The sky was a perfect gold as the sun slowly began to sink towards the water. The air was light, breezy, and comforting as guests found their seats in the old church. A beautiful blonde bride cascaded down the aisle in delicate off-white satin. Ahead stood her soon-to-be husband, and just behind him lay a glistening blue lake that could be glimpsed through the stained glass windows.
This bride had lived on the bustling streets of New York City, had fallen in love with the beaches of Mexico, had glimpsed the lights of Times Square in December, and yet, here she was on the biggest day of her life, on the shore of a small lake in Northern Minnesota. Many were confused exactly why this happened to be the dream venue. It didn't seem quite right for a girl with such big city dreams. But what they didn't understand was that this was not just any lake.
Not at all.
Being born and raised in Minnesota means that there is basically some form of a lake everywhere I turn. It also means my childhood unfolded on the back of a pontoon or being thrown off an inflatable tube into the clear blue water.
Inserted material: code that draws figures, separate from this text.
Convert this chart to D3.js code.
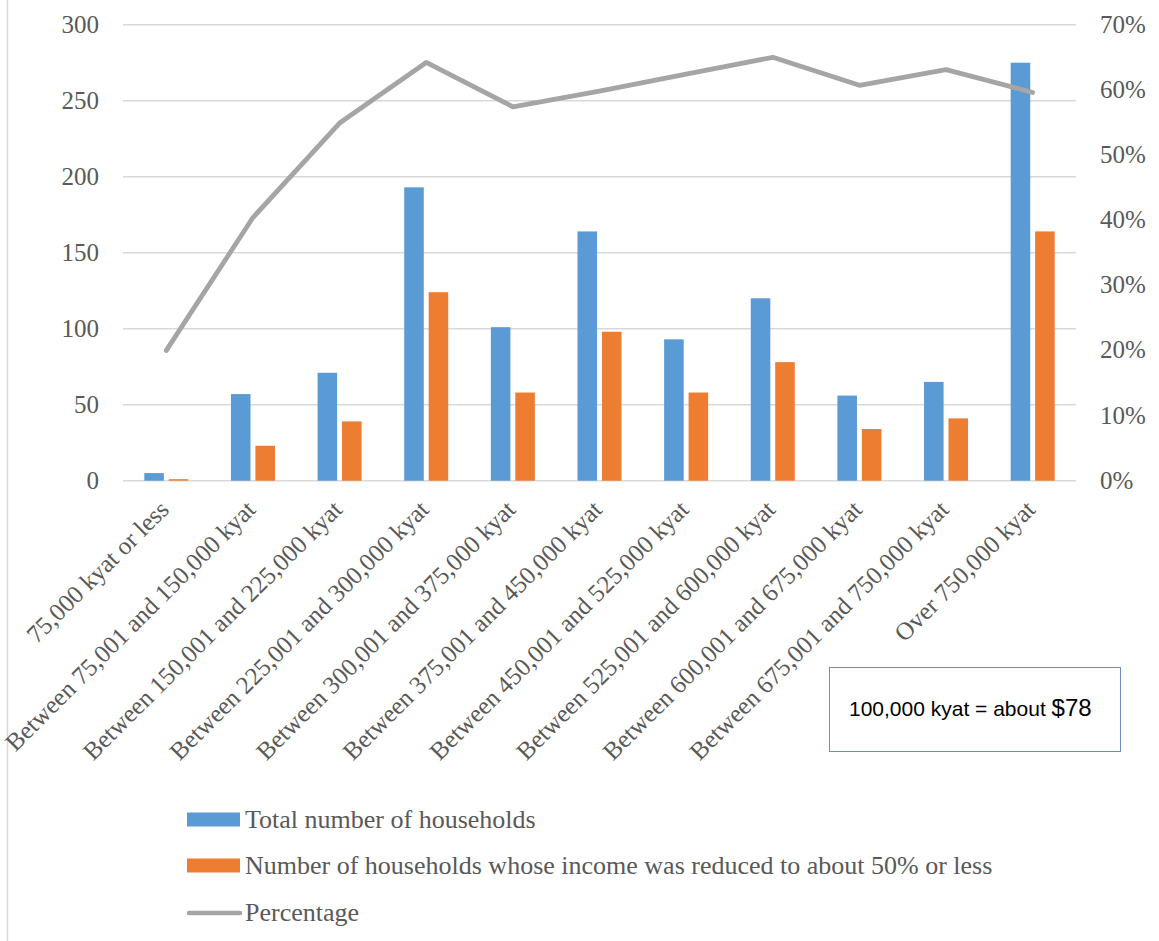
<!DOCTYPE html>
<html>
<head>
<meta charset="utf-8">
<script src="https://cdn.jsdelivr.net/npm/d3@7"></script>
<style>
  html, body { margin: 0; padding: 0; background: #fff; }
  svg { display: block; }
</style>
</head>
<body>
<div id="chart"></div>
<script>
const categories = [
  "75,000 kyat or less",
  "Between 75,001 and 150,000 kyat",
  "Between 150,001 and 225,000 kyat",
  "Between 225,001 and 300,000 kyat",
  "Between 300,001 and 375,000 kyat",
  "Between 375,001 and 450,000 kyat",
  "Between 450,001 and 525,000 kyat",
  "Between 525,001 and 600,000 kyat",
  "Between 600,001 and 675,000 kyat",
  "Between 675,001 and 750,000 kyat",
  "Over 750,000 kyat"
];
const totalHouseholds   = [5, 57, 71, 193, 101, 164, 93, 120, 56, 65, 275];
const reducedHouseholds = [1, 23, 39, 124, 58, 98, 58, 78, 34, 41, 164];
const percentage        = [20.0, 40.4, 54.9, 64.2, 57.4, 59.8, 62.4, 65.0, 60.7, 63.1, 59.6];
const leftTicks  = [0, 50, 100, 150, 200, 250, 300];
const rightTicks = [0, 10, 20, 30, 40, 50, 60, 70];
const seriesNames = [
  "Total number of households",
  "Number of households whose income was reduced to about 50% or less",
  "Percentage"
];
const noteText = "100,000 kyat = about ";
const noteAmount = "$78";

const W = 1159, H = 941;
const plot = { left: 123, right: 1076, top: 24.7, bottom: 480.7 };
const colors = { total: "#5b9bd5", reduced: "#ed7d31", pct: "#a5a5a5", grid: "#d9d9d9", text: "#595959" };
const serif = "'Liberation Serif', 'Times New Roman', serif";

const svg = d3.select("#chart").append("svg").attr("width", W).attr("height", H);

// left border line
svg.append("line").attr("x1", 7.5).attr("x2", 7.5).attr("y1", 0).attr("y2", H)
  .attr("stroke", colors.grid).attr("stroke-width", 1.5);

const x0 = d3.scaleBand().domain(categories).range([plot.left, plot.right]).padding(0);
const bw = x0.bandwidth();
const x1 = d3.scaleBand().domain(["total", "reduced"])
  .range([bw * 0.246, bw * 0.754]).paddingInner(0.2).paddingOuter(0);
const yL = d3.scaleLinear().domain([0, 300]).range([plot.bottom, plot.top]);
const yR = d3.scaleLinear().domain([0, 70]).range([plot.bottom, plot.top]);

// gridlines
svg.append("g").selectAll("line").data(leftTicks).join("line")
  .attr("x1", plot.left).attr("x2", plot.right)
  .attr("y1", d => yL(d)).attr("y2", d => yL(d))
  .attr("stroke", colors.grid).attr("stroke-width", 1.5);

// left axis
const axL = svg.append("g").attr("transform", `translate(${plot.left - 24},0)`)
  .call(d3.axisLeft(yL).tickValues(leftTicks).tickSize(0).tickPadding(0));
axL.select(".domain").remove();
axL.selectAll("text").attr("font-family", serif).attr("font-size", 25)
  .attr("fill", colors.text).attr("dy", "0.3em");

// right axis
const axR = svg.append("g").attr("transform", `translate(${plot.right + 24},0)`)
  .call(d3.axisRight(yR).tickValues(rightTicks).tickSize(0).tickPadding(0).tickFormat(d => d + "%"));
axR.select(".domain").remove();
axR.selectAll("text").attr("font-family", serif).attr("font-size", 25)
  .attr("fill", colors.text).attr("dy", "0.3em");

// bars
const rows = categories.map((c, i) => ({ c, total: totalHouseholds[i], reduced: reducedHouseholds[i] }));
const groups = svg.append("g").selectAll("g").data(rows).join("g")
  .attr("transform", d => `translate(${x0(d.c)},0)`);
groups.selectAll("rect").data(d => [
  { k: "total", v: d.total }, { k: "reduced", v: d.reduced }
]).join("rect")
  .attr("x", d => x1(d.k)).attr("width", x1.bandwidth())
  .attr("y", d => yL(d.v)).attr("height", d => yL(0) - yL(d.v))
  .attr("fill", d => colors[d.k]);

// line
const line = d3.line()
  .x((d, i) => x0(categories[i]) + bw / 2)
  .y(d => yR(d));
svg.append("path").datum(percentage).attr("d", line)
  .attr("fill", "none").attr("stroke", colors.pct).attr("stroke-width", 4.8)
  .attr("stroke-linejoin", "round").attr("stroke-linecap", "round");

// category labels
svg.append("g").selectAll("text").data(categories).join("text")
  .attr("transform", d => `translate(${x0(d) + bw / 2 + 4},${511}) rotate(-45)`)
  .attr("text-anchor", "end")
  .attr("font-family", serif).attr("font-size", 25).attr("fill", colors.text)
  .text(d => d);

// note box
svg.append("rect").attr("x", 829.5).attr("y", 667.5).attr("width", 291).attr("height", 84)
  .attr("fill", "#fff").attr("stroke", "#6d8fbd").attr("stroke-width", 1);
const note = svg.append("text").attr("x", 849).attr("y", 716)
  .attr("font-family", "'Liberation Sans', Arial, sans-serif").attr("fill", "#000");
note.append("tspan").attr("font-size", 21).text(noteText);
note.append("tspan").attr("font-size", 24).text(noteAmount);

// legend
const legendY = [819.5, 865.5, 913];
const lg = svg.append("g");
seriesNames.forEach((name, i) => {
  if (i < 2) {
    lg.append("rect").attr("x", 187).attr("y", legendY[i] - 7).attr("width", 53).attr("height", 14)
      .attr("fill", i === 0 ? colors.total : colors.reduced);
  } else {
    lg.append("line").attr("x1", 189).attr("x2", 240).attr("y1", legendY[i]).attr("y2", legendY[i])
      .attr("stroke", colors.pct).attr("stroke-width", 4.5).attr("stroke-linecap", "round");
  }
  lg.append("text").attr("x", 245).attr("y", legendY[i]).attr("dy", "0.32em")
    .attr("font-family", serif).attr("font-size", 26).attr("fill", colors.text)
    .text(name);
});
</script>
</body>
</html>
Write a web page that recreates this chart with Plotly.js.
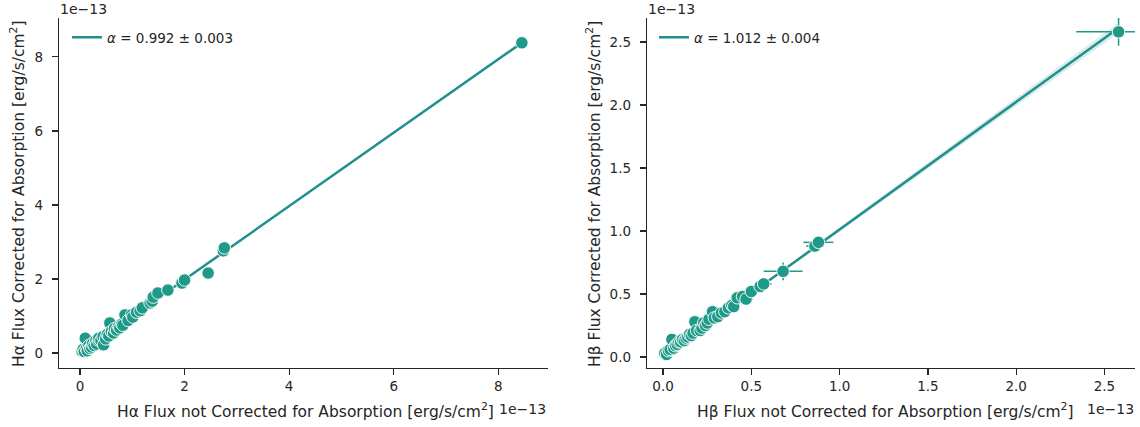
<!DOCTYPE html>
<html>
<head>
<meta charset="utf-8">
<script src="https://cdn.plot.ly/plotly-3.0.1.min.js"></script>
<style>
  html, body { margin: 0; padding: 0; background: #fff; }
  #chart { width: 1140px; height: 427px; }
</style>
</head>
<body>
<div id="chart"></div>
<script>
// Fluxes in units of 1e-13 erg/s/cm^2
// H-alpha: not corrected (x) vs corrected (y) for stellar absorption
const haUncorr = [
  0.04, 0.06, 0.08, 0.10, 0.12, 0.14, 0.17, 0.19, 0.22, 0.24,
  0.27, 0.30, 0.32, 0.35, 0.36, 0.40, 0.44, 0.45, 0.49, 0.52,
  0.55, 0.57, 0.60, 0.64, 0.66, 0.70, 0.74, 0.76, 0.80, 0.82,
  0.86, 0.92, 0.99, 1.01, 1.08, 1.15, 1.19, 1.34, 1.38,
  1.40, 1.49, 1.68, 1.95, 2.00, 2.45, 2.74, 2.76, 8.45
];
const haCorr = [
  0.05, 0.10, 0.04, 0.40, 0.12, 0.06, 0.20, 0.12, 0.16, 0.26,
  0.20, 0.33, 0.24, 0.35, 0.40, 0.34, 0.44, 0.22, 0.38, 0.50,
  0.46, 0.81, 0.58, 0.54, 0.66, 0.62, 0.72, 0.68, 0.78, 0.75,
  1.03, 0.88, 1.03, 0.97, 1.10, 1.14, 1.22, 1.35, 1.40,
  1.51, 1.62, 1.70, 1.89, 1.97, 2.16, 2.76, 2.84, 8.38
];

// H-beta: not corrected (x) vs corrected (y), with measurement errors
const hbUncorr = [
  0.01, 0.02, 0.03, 0.04, 0.05, 0.06, 0.07, 0.08, 0.09, 0.10,
  0.11, 0.12, 0.13, 0.14, 0.15, 0.16, 0.17, 0.18, 0.19, 0.21,
  0.22, 0.23, 0.24, 0.25, 0.26, 0.28, 0.29, 0.31, 0.33, 0.35,
  0.37, 0.39, 0.40, 0.42, 0.45, 0.47, 0.50, 0.55, 0.57, 0.68,
  0.86, 0.88, 2.58
];
const hbCorr = [
  0.03, 0.02, 0.05, 0.06, 0.14, 0.07, 0.09, 0.10, 0.12, 0.12,
  0.14, 0.13, 0.15, 0.16, 0.18, 0.17, 0.19, 0.28, 0.21, 0.21,
  0.23, 0.27, 0.25, 0.27, 0.30, 0.36, 0.31, 0.32, 0.35, 0.36,
  0.39, 0.41, 0.40, 0.47, 0.48, 0.46, 0.52, 0.56, 0.58, 0.68,
  0.88, 0.91, 2.58
];
const hbUncorrErr = [
  0.01, 0.01, 0.01, 0.01, 0.02, 0.01, 0.01, 0.02, 0.01, 0.02,
  0.01, 0.02, 0.02, 0.01, 0.02, 0.02, 0.02, 0.02, 0.02, 0.03,
  0.02, 0.02, 0.03, 0.02, 0.03, 0.03, 0.02, 0.03, 0.03, 0.03,
  0.03, 0.04, 0.03, 0.03, 0.04, 0.04, 0.04, 0.04, 0.045, 0.11,
  0.05, 0.085, 0.24
];
const hbCorrErr = [
  0.01, 0.01, 0.01, 0.01, 0.02, 0.01, 0.01, 0.01, 0.01, 0.02,
  0.01, 0.01, 0.02, 0.01, 0.02, 0.01, 0.02, 0.02, 0.02, 0.02,
  0.02, 0.02, 0.02, 0.02, 0.03, 0.03, 0.02, 0.03, 0.03, 0.03,
  0.03, 0.03, 0.03, 0.03, 0.04, 0.03, 0.03, 0.04, 0.045, 0.07,
  0.03, 0.04, 0.11
];

// Slopes of the through-origin fits and their uncertainties
const haSlope = 0.992, haSlopeErr = 0.003;
const hbSlope = 1.012, hbSlopeErr = 0.004;
// width of the shaded band, in units of the slope uncertainty
const haBandSigma = 2, hbBandSigma = 4;

const tickLabelsHa = ['0', '2', '4', '6', '8'];
const tickValsHa = [0, 2, 4, 6, 8];
const tickValsHb = [0, 0.5, 1.0, 1.5, 2.0, 2.5];
const tickLabelsHb = ['0.0', '0.5', '1.0', '1.5', '2.0', '2.5'];

const markerColor = '#1f9a89';
const lineColor = '#21908c';
const bandColor = 'rgba(33,144,140,0.17)';
const ink = '#262626';
const FONT = 'DejaVu Sans, sans-serif';

function fitTraces(xs, slope, err, k, xa, ya, legendId, label) {
  const x0 = Math.min(...xs), x1 = Math.max(...xs);
  const lo = slope - k * err, hi = slope + k * err;
  return [
    { x: [x0, x1, x1, x0, x0], y: [x0 * lo, x1 * lo, x1 * hi, x0 * hi, x0 * lo],
      xaxis: xa, yaxis: ya, mode: 'lines', fill: 'toself', fillcolor: bandColor,
      line: { width: 0, color: bandColor }, hoverinfo: 'skip', showlegend: false },
    { x: [x0, x1], y: [x0 * slope, x1 * slope], xaxis: xa, yaxis: ya,
      mode: 'lines', line: { color: lineColor, width: 2.5 },
      name: label, legend: legendId, showlegend: true }
  ];
}

const markerStyle = { size: 12.5, color: markerColor, line: { color: '#ffffff', width: 0.9 } };

const traces = [
  ...fitTraces(haUncorr, haSlope, haSlopeErr, haBandSigma, 'x', 'y', 'legend',
    '<i>α</i> = ' + haSlope.toFixed(3) + ' ± ' + haSlopeErr.toFixed(3)),
  { x: haUncorr, y: haCorr, xaxis: 'x', yaxis: 'y', mode: 'markers', showlegend: false,
    marker: markerStyle },
  ...fitTraces(hbUncorr, hbSlope, hbSlopeErr, hbBandSigma, 'x2', 'y2', 'legend2',
    '<i>α</i> = ' + hbSlope.toFixed(3) + ' ± ' + hbSlopeErr.toFixed(3)),
  { x: hbUncorr, y: hbCorr, xaxis: 'x2', yaxis: 'y2', mode: 'markers', showlegend: false,
    error_x: { type: 'data', array: hbUncorrErr, color: markerColor, thickness: 1.5, width: 0 },
    error_y: { type: 'data', array: hbCorrErr, color: markerColor, thickness: 1.5, width: 0 },
    marker: markerStyle }
];

const W = 1140, H = 427;
const px = v => v / W;
const py = v => 1 - v / H;

const axisCommon = {
  showgrid: false, zeroline: false, showline: true, linecolor: ink, linewidth: 1.25,
  ticks: 'outside', ticklen: 6, tickwidth: 1.25, tickcolor: ink,
  tickfont: { family: FONT, size: 13.5, color: ink }, mirror: false
};
const yAxisCommon = { ...axisCommon, ticklabelstandoff: 6 };

function label(text, x, y, opts) {
  return Object.assign({ text, xref: 'paper', yref: 'paper', x: px(x), y: py(y),
    xanchor: 'center', yanchor: 'middle', showarrow: false,
    font: { family: FONT, size: 15.5, color: ink } }, opts || {});
}

const legendStyle = { xanchor: 'left', yanchor: 'top', bgcolor: 'rgba(0,0,0,0)',
  font: { family: FONT, size: 13.5, color: ink } };

const offsetFont = { family: FONT, size: 14, color: ink };

const layout = {
  width: W, height: H,
  margin: { l: 0, r: 0, t: 0, b: 0 },
  paper_bgcolor: '#fff', plot_bgcolor: '#fff',
  font: { family: FONT, color: ink },
  xaxis: { ...axisCommon, domain: [px(59), px(548)], range: [-0.402, 8.95],
    tickvals: tickValsHa, ticktext: tickLabelsHa, anchor: 'y' },
  yaxis: { ...yAxisCommon, domain: [py(368), py(18)], range: [-0.405, 9.05],
    tickvals: tickValsHa, ticktext: tickLabelsHa, anchor: 'x' },
  xaxis2: { ...axisCommon, domain: [px(647), px(1135)], range: [-0.091, 2.673],
    tickvals: tickValsHb, ticktext: tickLabelsHb, anchor: 'y2' },
  yaxis2: { ...yAxisCommon, domain: [py(368), py(18)], range: [-0.087, 2.69],
    tickvals: tickValsHb, ticktext: tickLabelsHb, anchor: 'x2' },
  legend: { ...legendStyle, x: px(67), y: py(22) },
  legend2: { ...legendStyle, x: px(654), y: py(22) },
  annotations: [
    label('Hα Flux not Corrected for Absorption [erg/s/cm<sup>2</sup>]', 305, 410),
    label('Hα Flux Corrected for Absorption [erg/s/cm<sup>2</sup>]', 17, 194, { textangle: -90 }),
    label('Hβ Flux not Corrected for Absorption [erg/s/cm<sup>2</sup>]', 885, 410),
    label('Hβ Flux Corrected for Absorption [erg/s/cm<sup>2</sup>]', 593, 194, { textangle: -90 }),
    label('1e−13', 58, 9, { xanchor: 'left', font: offsetFont }),
    label('1e−13', 548, 409, { xanchor: 'right', font: offsetFont }),
    label('1e−13', 646, 9, { xanchor: 'left', font: offsetFont }),
    label('1e−13', 1136, 409, { xanchor: 'right', font: offsetFont })
  ]
};

Plotly.newPlot('chart', traces, layout, { displayModeBar: false, staticPlot: true });
</script>
</body>
</html>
There was nothing that made me happier as a child than knowing we would be taking a trip to our cabin, about three hours north on Gull Lake. The lake where my parents got married. I had seen nearly every photo that existed of their magical white wedding on Gull. My mother slipping off her heels and running across the dock in her delicate white dress. Her and her bridesmaids looking out at the blue waters as the sun began to set, painting the lake in a purplish-pink. It was always my fantasy to someday get married there as well.
It seems as though this water is sacred ground for us. The place where my friends and I feel the most connected. Where we will surely always return, even into adulthood. Where the stars always seem to shine the brightest and clearest. Where we would catch fireflies off the dock and sometimes fall in. Where we told our deepest and most precious secrets. It was where I dropped my friendship bracelet off the pontoon into the bottom of the lake and nearly cried. But when I think about it today, I'm glad I dropped it. It means a mark of us will be there, at the very bottom.
The mark of all of us is mixed up in those crystal waters, and I'm sure it will only continue for generations. It's the place where we always wish we could be. Where when we're not there, we feel a certain type of longing for it. I'm sure it's difficult for non-Minnesotans to understand how a lake can hold so much of our lives. But I suppose you'd have to see it to understand. See the fairytale wedding unfold across the dock. See us jumping off the boat in 80-degree weather. See the luminous purple sunsets that paint the water in pastels. And see the tiny beaded bracelet at the bottom of the lake that connects us to its waters. Forever.